While he could not be considered an A-list actor, the type of name and face a movie studio or television network can make the backbone of a major project, he is actually one of the top 5 percent of all earners in Hollywood, proven by the fact he receives full benefits from SAG. This should mean he is far too big to be hanging out in Tampa and playing a role in a locally produced independent film. Yet, whenever I call on Sapienza and tell him I have a project I think he fits, he always says yes.

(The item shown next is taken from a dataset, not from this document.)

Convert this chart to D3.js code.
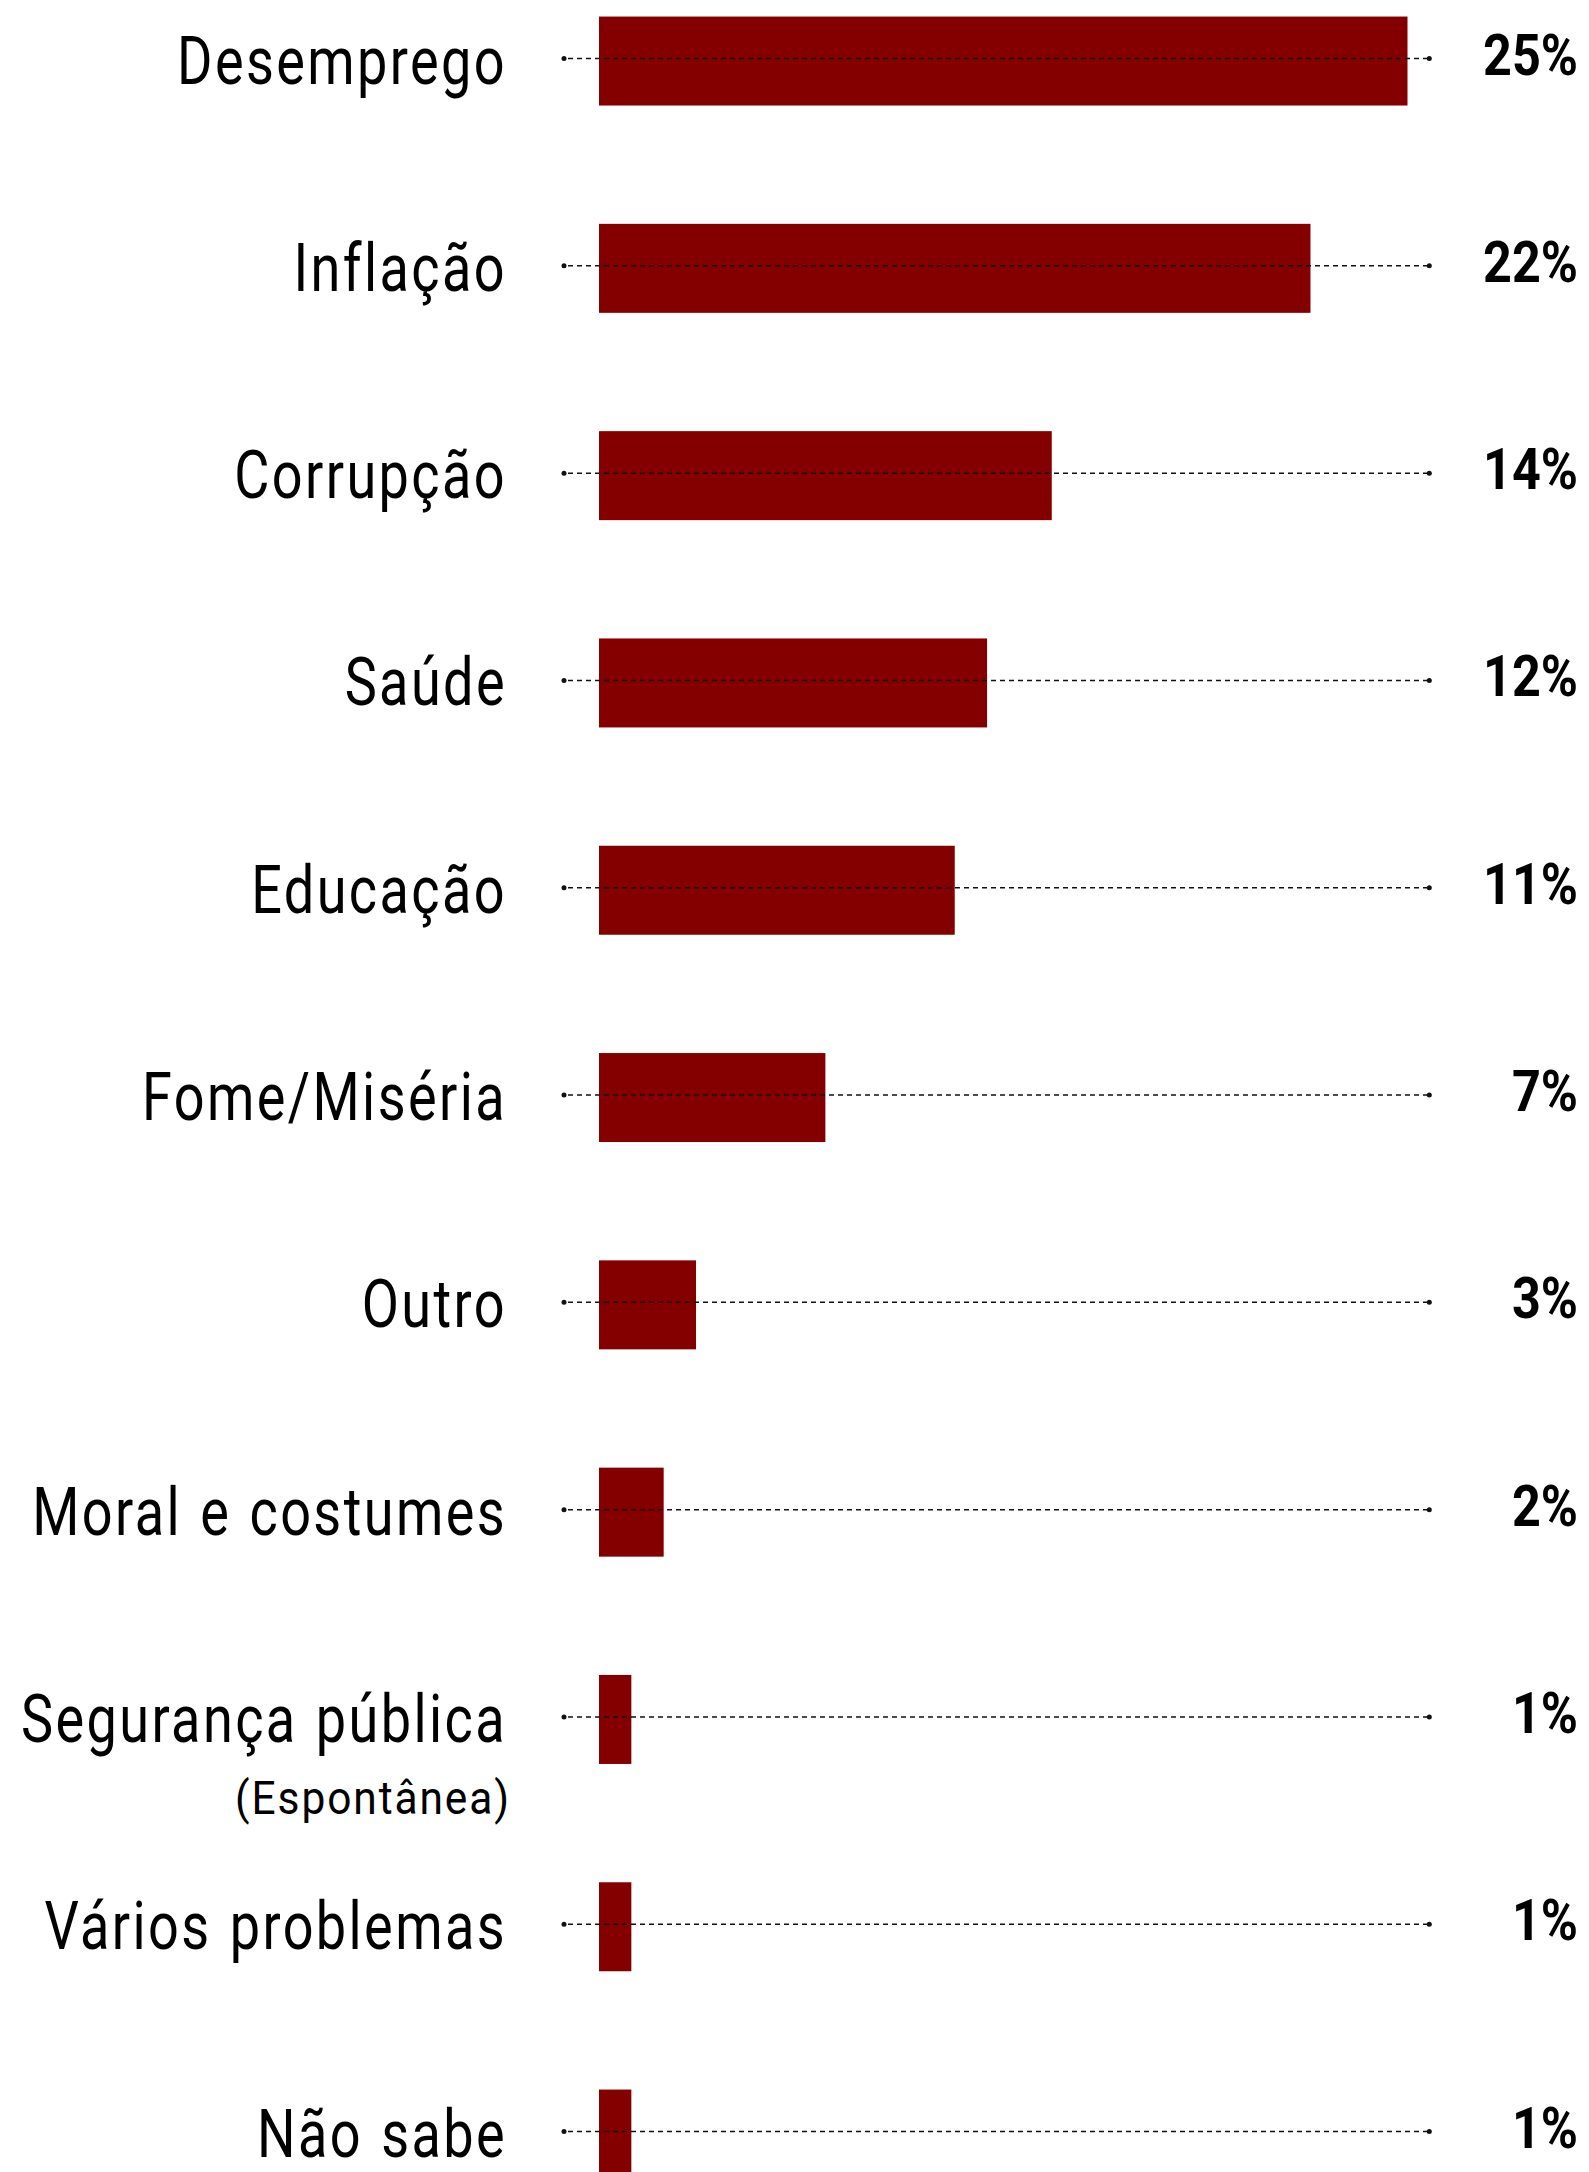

Even on occasions when he is in the middle of shooting a major film or television series, he has flown to Tampa on his day off, shot his scenes and then immediately flown back to his major set.
In an industry filled with egos, with actors who seem to believe their most important role is to pretend they are more relevant than they are, Sapienza is a breath of fresh air. He is actor who has never allowed his success to go to his head.
That perhaps sums up who Al Sapienza is. To most of America, he is “That Guy.”
To those who truly know him, he is a great guy.